-- begin --
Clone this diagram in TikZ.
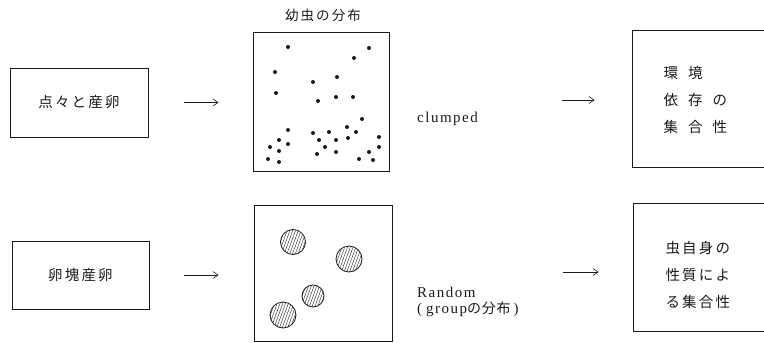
\documentclass[tikz,border=0pt]{standalone}
\usepackage{fontspec}
\newfontfamily\jp[LetterSpace=15]{Noto Sans CJK JP}
\newfontfamily\lat[LetterSpace=10]{Liberation Serif}
\usetikzlibrary{arrows.meta,positioning,patterns.meta}
\definecolor{ink}{HTML}{1A1A1A}

\begin{document}
\begin{tikzpicture}[x=1pt,y=-1pt,
  box/.style={draw=ink,line width=1pt,inner sep=0pt},
  flow/.style={-{Straight Barb[length=5pt,width=7pt]},ink,line width=0.6pt},
  jtext/.style={font=\jp\fontsize{14.5}{27}\selectfont,text=ink},
  ltext/.style={font=\lat\fontsize{15}{16.5}\selectfont,text=ink},
  blob/.style={draw=ink,line width=0.8pt,pattern={Lines[angle=70,distance=2.6pt,line width=0.4pt]},pattern color=ink}]
  \clip (0,0) rectangle (764,343);
  % left column
  \node[box,minimum width=138pt,minimum height=69pt,jtext] (egg1) at (79,102.5) {点々と産卵};
  \node[box,minimum width=137pt,minimum height=68pt,jtext] (egg2) at (80.5,275) {卵塊産卵};
  % distributions
  \node[jtext,font=\jp\fontsize{13.5}{16}\selectfont] (title) at (323,15) {幼虫の分布};
  \node[box,minimum width=136pt,minimum height=139pt] (dist1) at (321,101.5) {};
  \node[box,minimum width=138pt,minimum height=136pt] (dist2) at (323,273) {};
  \foreach \p in {(288,47),(369,48),(354,58),(275,72),(337,77),(313,82),(276,93),(336,97),(353,97),(318,101),
    (362,119),(288,130),(347,127),(313,133),(329,132),(356,132),(279,140),(319,140),(336,140),(348,138),
    (379,137),(270,147),(288,144),(325,147),(379,147),(279,151),(317,154),(336,152),(369,152),(268,159),
    (279,162),(359,159),(373,160)}
    \fill[ink] \p circle (2pt);
  \draw[blob] (293,242) circle (12.5pt);
  \draw[blob] (349,259) circle (13pt);
  \draw[blob] (313,296) circle (11pt);
  \draw[blob] (283,315) circle (13pt);
  % labels
  \node[ltext,anchor=west,inner sep=0pt] (clump) at (417,119) {clumped};
  \node[ltext,anchor=west,align=left,inner sep=0pt] (rand) at (417,302) {Random\\(\hspace{4pt}group{\jp\fontsize{14}{16}\selectfont\addfontfeature{LetterSpace=5}の分布}\hspace{3pt})};
  % results
  \node[box,minimum width=160pt,minimum height=137pt] (res1) at (712,98.5) {};
  \node[box,minimum width=160pt,minimum height=128pt] (res2) at (713,267) {};
  \node[jtext,align=left,anchor=west] (txt1) at (660,100) {環\hspace{10pt}境\\依\hspace{10pt}存\hspace{10pt}の\\集\hspace{10pt}合\hspace{10pt}性};
  \node[jtext,align=left,anchor=west] (txt2) at (662,275) {虫自身の\\性質によ\\る集合性};
  % arrows
  \draw[flow,shorten <=35pt,shorten >=34pt] (egg1.east) -- (egg1.east -| dist1.west);
  \draw[flow,shorten <=34pt,shorten >=35pt] (egg2.east) -- (egg2.east -| dist2.west);
  \coordinate (c1) at (562,100);
  \coordinate (c2) at (563,272);
  \draw[flow,shorten >=37pt] (c1) -- (c1 -| res1.west);
  \draw[flow,shorten >=34pt] (c2) -- (c2 -| res2.west);
\end{tikzpicture}
\end{document}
-- end --
TASK BRIEF: Take the listing above and restate it word for word, without its pictures.

FULL RESPONSE:
Clone this diagram in TikZ.
\documentclass[tikz,border=0pt]{standalone}
\usepackage{fontspec}
\newfontfamily\jp[LetterSpace=15]{Noto Sans CJK JP}
\newfontfamily\lat[LetterSpace=10]{Liberation Serif}
\usetikzlibrary{arrows.meta,positioning,patterns.meta}
\definecolor{ink}{HTML}{1A1A1A}

\begin{document}
\begin{tikzpicture}[x=1pt,y=-1pt,
  box/.style={draw=ink,line width=1pt,inner sep=0pt},
  flow/.style={-{Straight Barb[length=5pt,width=7pt]},ink,line width=0.6pt},
  jtext/.style={font=\jp\fontsize{14.5}{27}\selectfont,text=ink},
  ltext/.style={font=\lat\fontsize{15}{16.5}\selectfont,text=ink},
  blob/.style={draw=ink,line width=0.8pt,pattern={Lines[angle=70,distance=2.6pt,line width=0.4pt]},pattern color=ink}]
  \clip (0,0) rectangle (764,343);
  % left column
  \node[box,minimum width=138pt,minimum height=69pt,jtext] (egg1) at (79,102.5) {点々と産卵};
  \node[box,minimum width=137pt,minimum height=68pt,jtext] (egg2) at (80.5,275) {卵塊産卵};
  % distributions
  \node[jtext,font=\jp\fontsize{13.5}{16}\selectfont] (title) at (323,15) {幼虫の分布};
  \node[box,minimum width=136pt,minimum height=139pt] (dist1) at (321,101.5) {};
  \node[box,minimum width=138pt,minimum height=136pt] (dist2) at (323,273) {};
  \foreach \p in {(288,47),(369,48),(354,58),(275,72),(337,77),(313,82),(276,93),(336,97),(353,97),(318,101),
    (362,119),(288,130),(347,127),(313,133),(329,132),(356,132),(279,140),(319,140),(336,140),(348,138),
    (379,137),(270,147),(288,144),(325,147),(379,147),(279,151),(317,154),(336,152),(369,152),(268,159),
    (279,162),(359,159),(373,160)}
    \fill[ink] \p circle (2pt);
  \draw[blob] (293,242) circle (12.5pt);
  \draw[blob] (349,259) circle (13pt);
  \draw[blob] (313,296) circle (11pt);
  \draw[blob] (283,315) circle (13pt);
  % labels
  \node[ltext,anchor=west,inner sep=0pt] (clump) at (417,119) {clumped};
  \node[ltext,anchor=west,align=left,inner sep=0pt] (rand) at (417,302) {Random\\(\hspace{4pt}group{\jp\fontsize{14}{16}\selectfont\addfontfeature{LetterSpace=5}の分布}\hspace{3pt})};
  % results
  \node[box,minimum width=160pt,minimum height=137pt] (res1) at (712,98.5) {};
  \node[box,minimum width=160pt,minimum height=128pt] (res2) at (713,267) {};
  \node[jtext,align=left,anchor=west] (txt1) at (660,100) {環\hspace{10pt}境\\依\hspace{10pt}存\hspace{10pt}の\\集\hspace{10pt}合\hspace{10pt}性};
  \node[jtext,align=left,anchor=west] (txt2) at (662,275) {虫自身の\\性質によ\\る集合性};
  % arrows
  \draw[flow,shorten <=35pt,shorten >=34pt] (egg1.east) -- (egg1.east -| dist1.west);
  \draw[flow,shorten <=34pt,shorten >=35pt] (egg2.east) -- (egg2.east -| dist2.west);
  \coordinate (c1) at (562,100);
  \coordinate (c2) at (563,272);
  \draw[flow,shorten >=37pt] (c1) -- (c1 -| res1.west);
  \draw[flow,shorten >=34pt] (c2) -- (c2 -| res2.west);
\end{tikzpicture}
\end{document}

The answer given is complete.